§ WORK REQUIRED
The data below should be restated word for word, with every picture omitted.

--- START OF PROVIDED MATERIAL ---

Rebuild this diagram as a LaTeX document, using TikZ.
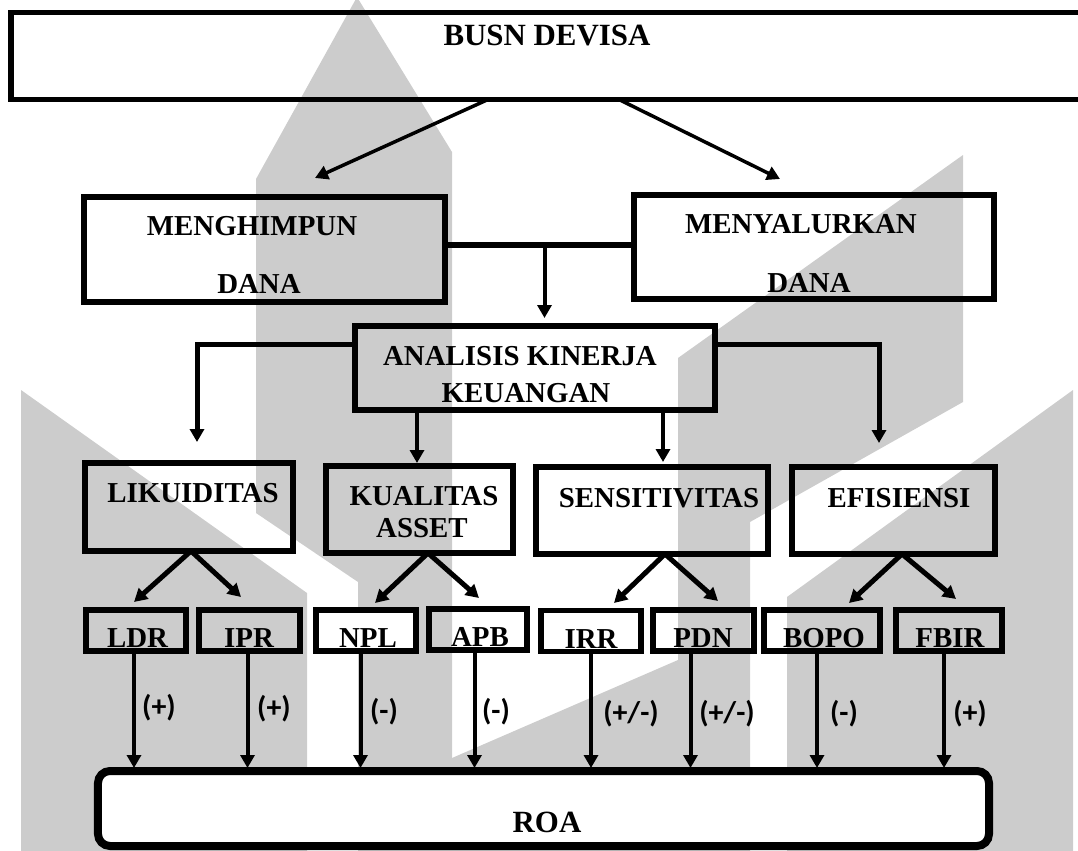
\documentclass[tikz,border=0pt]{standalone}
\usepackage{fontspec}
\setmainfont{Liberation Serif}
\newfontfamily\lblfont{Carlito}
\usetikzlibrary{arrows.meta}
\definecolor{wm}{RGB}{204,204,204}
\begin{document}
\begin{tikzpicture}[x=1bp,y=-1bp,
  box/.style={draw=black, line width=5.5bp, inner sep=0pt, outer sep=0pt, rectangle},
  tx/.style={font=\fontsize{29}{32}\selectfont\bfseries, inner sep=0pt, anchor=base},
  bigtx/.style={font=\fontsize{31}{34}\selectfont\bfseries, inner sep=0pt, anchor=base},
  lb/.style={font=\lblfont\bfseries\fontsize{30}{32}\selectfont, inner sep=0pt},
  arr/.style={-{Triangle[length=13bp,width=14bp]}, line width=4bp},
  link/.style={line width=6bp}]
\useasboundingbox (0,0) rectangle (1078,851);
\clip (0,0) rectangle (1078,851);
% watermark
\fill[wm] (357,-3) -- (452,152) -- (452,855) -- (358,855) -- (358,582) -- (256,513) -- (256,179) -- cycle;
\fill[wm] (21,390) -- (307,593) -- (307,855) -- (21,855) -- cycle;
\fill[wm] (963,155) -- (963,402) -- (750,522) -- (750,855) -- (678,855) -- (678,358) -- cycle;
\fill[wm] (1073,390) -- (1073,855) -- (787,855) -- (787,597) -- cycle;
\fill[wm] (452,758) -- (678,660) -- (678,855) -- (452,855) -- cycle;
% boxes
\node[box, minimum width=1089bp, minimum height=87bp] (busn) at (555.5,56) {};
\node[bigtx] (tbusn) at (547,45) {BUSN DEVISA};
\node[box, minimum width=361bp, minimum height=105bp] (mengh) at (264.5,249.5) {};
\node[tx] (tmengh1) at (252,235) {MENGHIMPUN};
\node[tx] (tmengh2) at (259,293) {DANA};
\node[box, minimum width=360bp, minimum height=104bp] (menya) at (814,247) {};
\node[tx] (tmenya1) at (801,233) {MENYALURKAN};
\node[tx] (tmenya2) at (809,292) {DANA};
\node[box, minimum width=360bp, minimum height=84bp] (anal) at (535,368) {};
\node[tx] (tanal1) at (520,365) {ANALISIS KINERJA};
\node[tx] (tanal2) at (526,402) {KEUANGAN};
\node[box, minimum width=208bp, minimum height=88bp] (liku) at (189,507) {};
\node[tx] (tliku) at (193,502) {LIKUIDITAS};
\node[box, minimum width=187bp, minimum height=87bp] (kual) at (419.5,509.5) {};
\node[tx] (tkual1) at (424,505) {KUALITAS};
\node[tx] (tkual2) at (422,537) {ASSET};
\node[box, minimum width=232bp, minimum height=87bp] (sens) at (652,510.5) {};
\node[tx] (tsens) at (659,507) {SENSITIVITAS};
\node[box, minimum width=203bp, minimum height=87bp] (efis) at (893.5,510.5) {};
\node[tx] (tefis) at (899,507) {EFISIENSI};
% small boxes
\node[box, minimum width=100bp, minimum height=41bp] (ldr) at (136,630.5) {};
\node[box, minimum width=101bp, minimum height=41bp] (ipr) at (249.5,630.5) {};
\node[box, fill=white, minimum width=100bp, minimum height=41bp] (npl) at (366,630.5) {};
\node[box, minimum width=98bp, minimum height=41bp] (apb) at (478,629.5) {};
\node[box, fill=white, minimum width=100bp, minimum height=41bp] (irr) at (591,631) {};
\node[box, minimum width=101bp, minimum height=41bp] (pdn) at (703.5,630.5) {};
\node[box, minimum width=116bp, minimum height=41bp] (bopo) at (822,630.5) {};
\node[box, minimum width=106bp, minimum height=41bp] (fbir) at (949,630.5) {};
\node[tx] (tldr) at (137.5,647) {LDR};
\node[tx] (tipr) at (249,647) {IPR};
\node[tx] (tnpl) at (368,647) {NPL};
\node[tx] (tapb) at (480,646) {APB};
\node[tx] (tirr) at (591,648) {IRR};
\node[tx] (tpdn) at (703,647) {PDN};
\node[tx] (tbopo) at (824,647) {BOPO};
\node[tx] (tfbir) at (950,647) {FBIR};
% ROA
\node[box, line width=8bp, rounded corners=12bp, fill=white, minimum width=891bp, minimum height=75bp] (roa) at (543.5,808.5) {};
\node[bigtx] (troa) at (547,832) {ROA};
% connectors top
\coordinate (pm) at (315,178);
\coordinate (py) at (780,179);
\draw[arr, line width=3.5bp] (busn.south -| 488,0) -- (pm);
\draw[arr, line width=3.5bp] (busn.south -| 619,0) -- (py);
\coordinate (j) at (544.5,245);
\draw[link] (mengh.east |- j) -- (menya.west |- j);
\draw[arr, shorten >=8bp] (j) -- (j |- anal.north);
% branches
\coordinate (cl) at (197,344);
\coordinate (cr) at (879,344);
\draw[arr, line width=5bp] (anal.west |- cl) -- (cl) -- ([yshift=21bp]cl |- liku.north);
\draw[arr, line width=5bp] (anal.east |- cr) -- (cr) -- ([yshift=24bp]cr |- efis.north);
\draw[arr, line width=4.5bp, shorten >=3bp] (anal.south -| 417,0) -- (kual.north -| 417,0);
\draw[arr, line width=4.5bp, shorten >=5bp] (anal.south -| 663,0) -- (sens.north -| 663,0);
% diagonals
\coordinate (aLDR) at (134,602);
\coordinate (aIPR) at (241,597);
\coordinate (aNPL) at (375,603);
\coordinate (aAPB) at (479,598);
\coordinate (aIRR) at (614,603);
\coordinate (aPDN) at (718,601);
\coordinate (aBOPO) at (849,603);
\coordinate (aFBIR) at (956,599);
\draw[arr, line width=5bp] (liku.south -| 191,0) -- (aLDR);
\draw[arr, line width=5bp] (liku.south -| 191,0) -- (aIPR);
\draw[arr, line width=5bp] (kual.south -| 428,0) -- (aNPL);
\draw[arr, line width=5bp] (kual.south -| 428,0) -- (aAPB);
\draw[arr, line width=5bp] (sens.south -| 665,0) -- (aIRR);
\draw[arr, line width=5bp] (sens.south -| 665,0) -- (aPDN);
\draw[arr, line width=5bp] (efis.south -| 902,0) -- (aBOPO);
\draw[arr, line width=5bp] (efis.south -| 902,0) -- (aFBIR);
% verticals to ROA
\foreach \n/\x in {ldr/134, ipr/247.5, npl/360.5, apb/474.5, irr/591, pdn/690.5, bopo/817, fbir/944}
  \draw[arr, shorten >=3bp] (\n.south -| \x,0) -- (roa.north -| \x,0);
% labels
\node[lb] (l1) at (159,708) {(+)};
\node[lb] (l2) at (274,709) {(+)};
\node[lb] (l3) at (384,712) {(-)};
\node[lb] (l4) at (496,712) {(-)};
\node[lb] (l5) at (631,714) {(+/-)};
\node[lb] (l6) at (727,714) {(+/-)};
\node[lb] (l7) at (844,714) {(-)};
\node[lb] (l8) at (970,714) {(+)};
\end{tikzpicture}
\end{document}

--- END OF PROVIDED MATERIAL ---

§ EXPECTED OUTPUT
Rebuild this diagram as a LaTeX document, using TikZ.
\documentclass[tikz,border=0pt]{standalone}
\usepackage{fontspec}
\setmainfont{Liberation Serif}
\newfontfamily\lblfont{Carlito}
\usetikzlibrary{arrows.meta}
\definecolor{wm}{RGB}{204,204,204}
\begin{document}
\begin{tikzpicture}[x=1bp,y=-1bp,
  box/.style={draw=black, line width=5.5bp, inner sep=0pt, outer sep=0pt, rectangle},
  tx/.style={font=\fontsize{29}{32}\selectfont\bfseries, inner sep=0pt, anchor=base},
  bigtx/.style={font=\fontsize{31}{34}\selectfont\bfseries, inner sep=0pt, anchor=base},
  lb/.style={font=\lblfont\bfseries\fontsize{30}{32}\selectfont, inner sep=0pt},
  arr/.style={-{Triangle[length=13bp,width=14bp]}, line width=4bp},
  link/.style={line width=6bp}]
\useasboundingbox (0,0) rectangle (1078,851);
\clip (0,0) rectangle (1078,851);
% watermark
\fill[wm] (357,-3) -- (452,152) -- (452,855) -- (358,855) -- (358,582) -- (256,513) -- (256,179) -- cycle;
\fill[wm] (21,390) -- (307,593) -- (307,855) -- (21,855) -- cycle;
\fill[wm] (963,155) -- (963,402) -- (750,522) -- (750,855) -- (678,855) -- (678,358) -- cycle;
\fill[wm] (1073,390) -- (1073,855) -- (787,855) -- (787,597) -- cycle;
\fill[wm] (452,758) -- (678,660) -- (678,855) -- (452,855) -- cycle;
% boxes
\node[box, minimum width=1089bp, minimum height=87bp] (busn) at (555.5,56) {};
\node[bigtx] (tbusn) at (547,45) {BUSN DEVISA};
\node[box, minimum width=361bp, minimum height=105bp] (mengh) at (264.5,249.5) {};
\node[tx] (tmengh1) at (252,235) {MENGHIMPUN};
\node[tx] (tmengh2) at (259,293) {DANA};
\node[box, minimum width=360bp, minimum height=104bp] (menya) at (814,247) {};
\node[tx] (tmenya1) at (801,233) {MENYALURKAN};
\node[tx] (tmenya2) at (809,292) {DANA};
\node[box, minimum width=360bp, minimum height=84bp] (anal) at (535,368) {};
\node[tx] (tanal1) at (520,365) {ANALISIS KINERJA};
\node[tx] (tanal2) at (526,402) {KEUANGAN};
\node[box, minimum width=208bp, minimum height=88bp] (liku) at (189,507) {};
\node[tx] (tliku) at (193,502) {LIKUIDITAS};
\node[box, minimum width=187bp, minimum height=87bp] (kual) at (419.5,509.5) {};
\node[tx] (tkual1) at (424,505) {KUALITAS};
\node[tx] (tkual2) at (422,537) {ASSET};
\node[box, minimum width=232bp, minimum height=87bp] (sens) at (652,510.5) {};
\node[tx] (tsens) at (659,507) {SENSITIVITAS};
\node[box, minimum width=203bp, minimum height=87bp] (efis) at (893.5,510.5) {};
\node[tx] (tefis) at (899,507) {EFISIENSI};
% small boxes
\node[box, minimum width=100bp, minimum height=41bp] (ldr) at (136,630.5) {};
\node[box, minimum width=101bp, minimum height=41bp] (ipr) at (249.5,630.5) {};
\node[box, fill=white, minimum width=100bp, minimum height=41bp] (npl) at (366,630.5) {};
\node[box, minimum width=98bp, minimum height=41bp] (apb) at (478,629.5) {};
\node[box, fill=white, minimum width=100bp, minimum height=41bp] (irr) at (591,631) {};
\node[box, minimum width=101bp, minimum height=41bp] (pdn) at (703.5,630.5) {};
\node[box, minimum width=116bp, minimum height=41bp] (bopo) at (822,630.5) {};
\node[box, minimum width=106bp, minimum height=41bp] (fbir) at (949,630.5) {};
\node[tx] (tldr) at (137.5,647) {LDR};
\node[tx] (tipr) at (249,647) {IPR};
\node[tx] (tnpl) at (368,647) {NPL};
\node[tx] (tapb) at (480,646) {APB};
\node[tx] (tirr) at (591,648) {IRR};
\node[tx] (tpdn) at (703,647) {PDN};
\node[tx] (tbopo) at (824,647) {BOPO};
\node[tx] (tfbir) at (950,647) {FBIR};
% ROA
\node[box, line width=8bp, rounded corners=12bp, fill=white, minimum width=891bp, minimum height=75bp] (roa) at (543.5,808.5) {};
\node[bigtx] (troa) at (547,832) {ROA};
% connectors top
\coordinate (pm) at (315,178);
\coordinate (py) at (780,179);
\draw[arr, line width=3.5bp] (busn.south -| 488,0) -- (pm);
\draw[arr, line width=3.5bp] (busn.south -| 619,0) -- (py);
\coordinate (j) at (544.5,245);
\draw[link] (mengh.east |- j) -- (menya.west |- j);
\draw[arr, shorten >=8bp] (j) -- (j |- anal.north);
% branches
\coordinate (cl) at (197,344);
\coordinate (cr) at (879,344);
\draw[arr, line width=5bp] (anal.west |- cl) -- (cl) -- ([yshift=21bp]cl |- liku.north);
\draw[arr, line width=5bp] (anal.east |- cr) -- (cr) -- ([yshift=24bp]cr |- efis.north);
\draw[arr, line width=4.5bp, shorten >=3bp] (anal.south -| 417,0) -- (kual.north -| 417,0);
\draw[arr, line width=4.5bp, shorten >=5bp] (anal.south -| 663,0) -- (sens.north -| 663,0);
% diagonals
\coordinate (aLDR) at (134,602);
\coordinate (aIPR) at (241,597);
\coordinate (aNPL) at (375,603);
\coordinate (aAPB) at (479,598);
\coordinate (aIRR) at (614,603);
\coordinate (aPDN) at (718,601);
\coordinate (aBOPO) at (849,603);
\coordinate (aFBIR) at (956,599);
\draw[arr, line width=5bp] (liku.south -| 191,0) -- (aLDR);
\draw[arr, line width=5bp] (liku.south -| 191,0) -- (aIPR);
\draw[arr, line width=5bp] (kual.south -| 428,0) -- (aNPL);
\draw[arr, line width=5bp] (kual.south -| 428,0) -- (aAPB);
\draw[arr, line width=5bp] (sens.south -| 665,0) -- (aIRR);
\draw[arr, line width=5bp] (sens.south -| 665,0) -- (aPDN);
\draw[arr, line width=5bp] (efis.south -| 902,0) -- (aBOPO);
\draw[arr, line width=5bp] (efis.south -| 902,0) -- (aFBIR);
% verticals to ROA
\foreach \n/\x in {ldr/134, ipr/247.5, npl/360.5, apb/474.5, irr/591, pdn/690.5, bopo/817, fbir/944}
  \draw[arr, shorten >=3bp] (\n.south -| \x,0) -- (roa.north -| \x,0);
% labels
\node[lb] (l1) at (159,708) {(+)};
\node[lb] (l2) at (274,709) {(+)};
\node[lb] (l3) at (384,712) {(-)};
\node[lb] (l4) at (496,712) {(-)};
\node[lb] (l5) at (631,714) {(+/-)};
\node[lb] (l6) at (727,714) {(+/-)};
\node[lb] (l7) at (844,714) {(-)};
\node[lb] (l8) at (970,714) {(+)};
\end{tikzpicture}
\end{document}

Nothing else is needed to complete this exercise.